Speaking with reporters during the mid-morning break of the Third Caribbean/United Kingdom Forum, which he was co-chairing, British Foreign Secretary, Jack Straw, said however, that it was his government's judgment that the issues were best dealt with at the diplomatic level. Straw left Guyana later in the afternoon for Chile.

He said that the issue of British assistance on the border issues had been raised in the two meetings he has had with President Bharrat Jagdeo and it will continue to be discussed. Sources say that Guyana wants the UK to take a more proactive role in helping to resolve the border issues considering their colonial origins. Help is also being sought in gathering archival material and promoting Guyana's case internationally.

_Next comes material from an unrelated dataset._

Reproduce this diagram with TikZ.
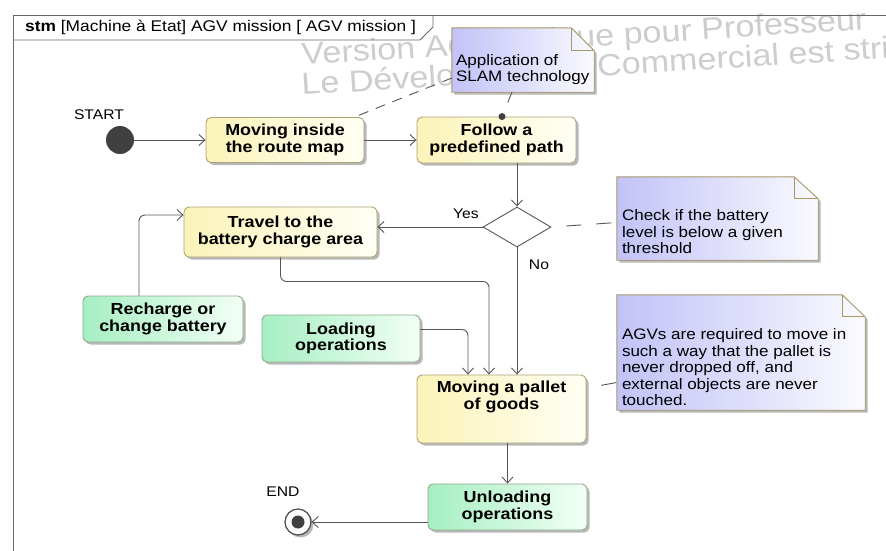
\documentclass[tikz,border=0pt]{standalone}
\usepackage{fontspec}
\newfontfamily\uifont{Liberation Sans}[FakeStretch=1.12]
\usetikzlibrary{arrows.meta,shapes.geometric,shadows,calc}
\definecolor{ln}{HTML}{555555}
\definecolor{frm}{HTML}{666666}
\definecolor{ylwL}{HTML}{FBF3B8}
\definecolor{ylwR}{HTML}{FFFFF4}
\definecolor{ylwB}{HTML}{ABA37A}
\definecolor{grnL}{HTML}{A6EFC2}
\definecolor{grnR}{HTML}{F2FFF6}
\definecolor{grnB}{HTML}{8FA98A}
\definecolor{noteL}{HTML}{C2C2F8}
\definecolor{noteR}{HTML}{FAFAFF}
\definecolor{noteB}{HTML}{A89868}
\definecolor{dot}{HTML}{404040}
\definecolor{wmc}{HTML}{CDCDCD}
\newcommand{\mystate}{\uifont\bfseries\fontsize{16}{16.7}\selectfont}
\newcommand{\mynote}{\uifont\fontsize{15.2}{16.5}\selectfont}
\newcommand{\mylabel}{\uifont\fontsize{14}{15}\selectfont}
\newcommand{\mytitle}{\uifont\fontsize{15.5}{16}\selectfont}
\newcommand{\mywm}{\uifont\fontsize{30.5}{30.5}\selectfont}
\begin{document}
\begin{tikzpicture}[x=1pt,y=-1pt,
  shd/.style={drop shadow={shadow xshift=2.5pt,shadow yshift=-2.5pt,opacity=0.28,fill=black}},
  st/.style={rounded corners=5pt,line width=0.9pt,align=center,font=\mystate,inner sep=0pt,shd},
  ylw/.style={st,draw=ylwB,left color=ylwL,right color=ylwR},
  grn/.style={st,draw=grnB,left color=grnL,right color=grnR},
  arr/.style={draw=ln,line width=0.9pt,-{Straight Barb[length=6pt,width=11pt]}},
  frame/.style={draw=frm,line width=0.9pt},
  notebox/.style={inner sep=0pt},
  notefill/.style={draw=noteB,line width=0.9pt,left color=noteL,right color=noteR,shd},
  notebd/.style={draw=noteB,line width=0.9pt},
  notetext/.style={font=\mynote,align=left,inner sep=0pt,anchor=south west},
  notelink/.style={draw=ln,line width=0.9pt,dash pattern=on 10pt off 8pt},
  lbl/.style={font=\mylabel,inner sep=0pt},
  wm/.style={font=\mywm,text=wmc,inner sep=0pt,anchor=base west,rotate=3.6}
]
\useasboundingbox (0,0) rectangle (886,550);
\fill[white] (0,0) rectangle (886,550);

% watermark
\node[wm] (wm1) at (302,65) {Version Académique pour Professeur};
\node[wm] (wm2) at (302,95) {Le Développement Commercial est strictement interdit};

% frame
\draw[frame] (13,560) -- (13,15) -- (900,15);
\draw[frame] (13,40) -- (420,40) -- (433,27) -- (433,15);
\node[anchor=base west,inner sep=0pt,font=\mytitle] (title) at (25,31) {\textbf{stm} [Machine à Etat] AGV mission [ AGV mission ]};

% start / end
\node[circle,fill=dot,minimum size=28pt,inner sep=0pt] (start) at (120,140) {};
\node[lbl] (startl) at (99,115) {START};
\node[circle,draw=ln,fill=white,line width=1.3pt,minimum size=26pt,inner sep=0pt,shd] (end) at (298,522) {};
\node[circle,fill=dot,minimum size=13pt,inner sep=0pt] (endin) at (end) {};
\node[lbl] (endl) at (283,492) {END};

% states
\node[ylw,minimum width=158pt,minimum height=45pt] (mov) at (285,140) {Moving inside\\the route map};
\node[ylw,minimum width=159pt,minimum height=46pt] (fol) at (496.5,140) {Follow a\\predefined path};
\node[ylw,minimum width=193pt,minimum height=50pt] (trav) at (280.5,232) {Travel to the\\battery charge area};
\node[grn,minimum width=160pt,minimum height=46pt] (rech) at (163,319) {Recharge or\\change battery};
\node[grn,minimum width=158pt,minimum height=47pt] (load) at (341,338.5) {Loading\\operations};
\node[ylw,minimum width=169pt,minimum height=68pt] (pall) at (501.5,409) {};
\node[font=\mystate,align=center,inner sep=0pt,anchor=north] (pallt) at ([yshift=-6pt]pall.north) {Moving a pallet\\of goods};
\node[grn,minimum width=159pt,minimum height=46pt] (unl) at (507.5,507) {Unloading\\operations};

% decision
\node[diamond,draw=ln,fill=white,line width=0.9pt,minimum width=68pt,minimum height=40pt,inner sep=0pt] (dia) at (517,227) {};
\node[lbl] (yes) at (466,214) {Yes};
\node[lbl] (no) at (539,265) {No};

% notes
\node[notebox,minimum width=142pt,minimum height=64pt] (n1) at (523,60) {};
\path[notefill] (n1.north west) -- ([xshift=-23pt]n1.north east) -- ([yshift=-23pt]n1.north east) -- (n1.south east) -- (n1.south west) -- cycle;
\draw[notebd] ([xshift=-23pt]n1.north east) -- ([xshift=-23pt,yshift=-23pt]n1.north east) -- ([yshift=-23pt]n1.north east);
\node[notetext] (n1t) at ([xshift=4pt,yshift=7pt]n1.south west) {Application of\\SLAM technology};

\node[notebox,minimum width=201pt,minimum height=83pt] (n2) at (717.5,218.5) {};
\path[notefill] (n2.north west) -- ([xshift=-24pt]n2.north east) -- ([yshift=-22pt]n2.north east) -- (n2.south east) -- (n2.south west) -- cycle;
\draw[notebd] ([xshift=-24pt]n2.north east) -- ([xshift=-24pt,yshift=-22pt]n2.north east) -- ([yshift=-22pt]n2.north east);
\node[notetext] (n2t) at ([xshift=5pt,yshift=6pt]n2.south west) {Check if the battery\\level is below a given\\threshold};

\node[notebox,minimum width=248pt,minimum height=115pt] (n3) at (741,352.5) {};
\path[notefill] (n3.north west) -- ([xshift=-23pt]n3.north east) -- ([yshift=-22pt]n3.north east) -- (n3.south east) -- (n3.south west) -- cycle;
\draw[notebd] ([xshift=-23pt]n3.north east) -- ([xshift=-23pt,yshift=-22pt]n3.north east) -- ([yshift=-22pt]n3.north east);
\node[notetext] (n3t) at ([xshift=5pt,yshift=4pt]n3.south west) {AGVs are required to move in\\such a way that the pallet is\\never dropped off, and\\external objects are never\\touched.};

% note links
\draw[notelink] ([yshift=-18pt]n1.west) -- ([xshift=-10pt]mov.north east);
\draw[notelink,dash pattern=on 11pt off 30pt] ([xshift=-11pt]n1.south) -- ([xshift=5.5pt]fol.north);
\node[circle,fill=dot,minimum size=7pt,inner sep=0pt] (foldot) at ([xshift=5.5pt]fol.north) {};
\draw[notelink,dash pattern=on 15pt off 15pt,dash phase=15pt] (dia.east) -- ([yshift=-4pt]n2.west);
\draw[notelink,dash pattern=on 15pt off 15pt,dash phase=15pt] ([yshift=21pt]pall.east) -- ([yshift=-30pt]n3.west);

% transitions
\draw[arr] (start) -- (start -| mov.west);
\draw[arr] (mov.east) -- (mov.east -| fol.west);
\draw[arr] (dia.north |- fol.south) -- (dia.north);
\draw[arr] (dia.west) -- (dia.west -| trav.east);
\draw[arr] (dia.south) -- (dia.south |- pall.north);
\draw[arr,rounded corners=6pt] ([xshift=-24pt]rech.north) |- ([yshift=17pt]trav.west);
\draw[arr,rounded corners=6pt] (trav.south) -- ++(0,24) -| ([xshift=-12.5pt]pall.north);
\draw[arr,rounded corners=6pt] ([yshift=9pt]load.east) -| ([xshift=-33.5pt]pall.north);
\draw[arr] (unl.north |- pall.south) -- (unl.north);
\draw[arr] (end.east -| unl.west) -- (end.east);
\end{tikzpicture}
\end{document}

In its preparation for the negotiations with Guyana on the border issue, Suriname says the Netherlands has offered to make available its archives to it.

A British High Commission official here told Stabroek News that the UK's public records were open to anyone and that Guyana could make use of them as required.

Venezuela reopened the issue of its border with Guyana on the basis of a letter by Severo Mallet-Prevost that called into question the integrity of the process that led to the 1899 Arbitral Award which was declared a full and final settlement of the issue. Mallet-Prevost was a junior counsel to the Tribunal.

In his letter, Mallet-Prevost claimed that there was a deal made between the British and Russian jurists on the panel that was inimical to the interests of Venezuela.